Paracloud
Making your applications aware of cloud
As containers became popular around 2015-16, I got opportunity to be on the front and build cloud platform for containers. And then, started working on building various micro-service applications on that cloud. Containers obviously had a major attractions that we didn’t had to change our applications. THe novel container image packaging with Docker, allowed us to easily port existing applications to containers.
As I was building more and more of these applications, I thought how much (as a user) do I desire to port my application “as-is” without any refactoring ? And then, through some discussion with my colleagues, we came up with few use-cases where it would make more sense to make our applications aware of the underlying cloud infrastructure. And then came up with this idea of “Paracloud”, in which we change the packaging/runtime of our applications to make them aware that they are running on cloud and see if that can assist with routine cloud management functions like load-balacing/monitoring/migration. We had submitted a short paper on this idea at Usenix HotCloud’17 workshop.
Nowadays, kubernetes “operators” have made this a common design patterns. We are building more and more specialized operators by embedding application specific knowledge into them to manage their lifecycle.
If you want to learn more about “Paracloud”, I have listed some resources below:
Paper Abstract:
Applications have commonly been oblivious to their cloud runtimes. This is primarily because they started their journey in IaaS clouds, running on a guestOS inside VMs. Then to increase performance, many guestOSes have been paravirtualized making them virtualization aware, so that they can bypass some of the virtualization layers, as in virtio.
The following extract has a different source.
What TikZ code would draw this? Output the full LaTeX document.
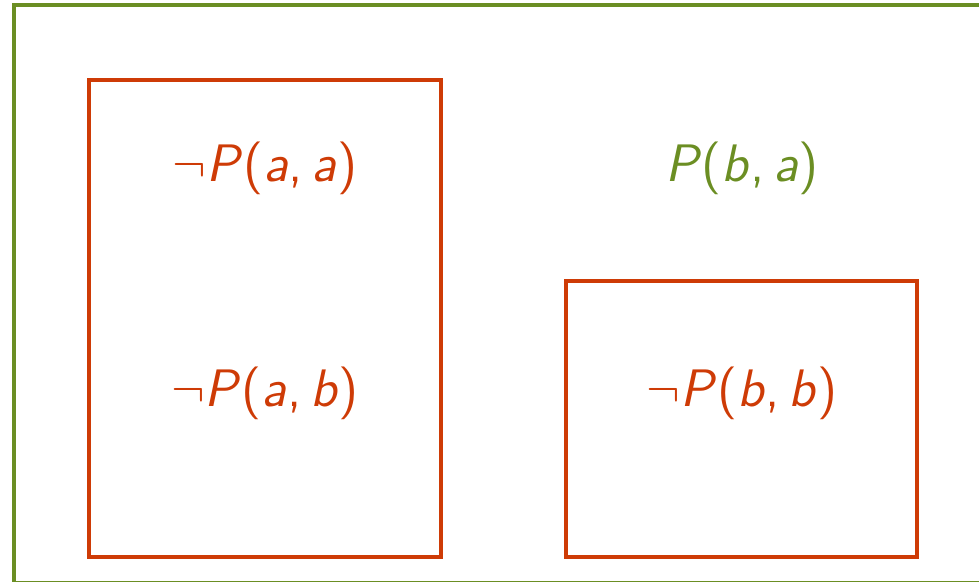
\documentclass[tikz,border=0pt]{standalone}
\usepackage{amsmath,amssymb}
\usepackage{tikz}
\usetikzlibrary{positioning}

\definecolor{frameGreen}{RGB}{107,142,35}
\definecolor{boxRed}{RGB}{206,59,6}
\newcommand{\sv}[1]{\textsf{\itshape #1}}
\newcommand{\lit}[2]{\sv{P}\textsf{(}\sv{#1}\textsf{,\,}\sv{#2}\textsf{)}}

\tikzset{
  redbox/.style={draw=boxRed,line width=1.2pt,inner sep=0pt},
  atom/.style={font=\fontsize{15}{18}\selectfont,inner sep=0pt}
}

\begin{document}
\begin{tikzpicture}[x=0.01cm,y=-0.01cm]
    \useasboundingbox (0,0) rectangle (979,581);
    \begin{scope}
    \clip (0,0) rectangle (979,581);
    \draw[frameGreen,line width=1.2pt] (14,5) rectangle (1000,583);
    \end{scope}
    \node[redbox,minimum width=3.52cm,minimum height=4.77cm] (lbox) at (265,318.5) {};
    \node[redbox,minimum width=3.51cm,minimum height=2.76cm] (rbox) at (741.5,419) {};

    \node[atom,text=boxRed] (paa) at (265,168) {$\neg$\lit{a}{a}};
    \node[atom,text=boxRed] (pab) at (265,393) {$\neg$\lit{a}{b}};
    \node[atom,text=frameGreen] (pba) at (742,168) {\lit{b}{a}};
    \node[atom,text=boxRed] (pbb) at (742,393) {$\neg$\lit{b}{b}};
  \end{tikzpicture}
\end{document}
This approach still kept applications unmodified. Recently, we are witnessing a rapid adoption of containers due to their packaging benefits, high density, fast start-up and low overhead. Applications are increasingly being on-boarded to PaaS clouds in the form of application containers or appc, where they are run directly on a cloud substrate like Kubernetes or Docker Swarm. This shift in deployment practices present an opportunity to make applications aware of their cloud. In this paper, we present Paracloud framework for application containers and discuss the Paracloud interface (PaCI) for three cloud operations namely migration, auto-scaling and load-balancing.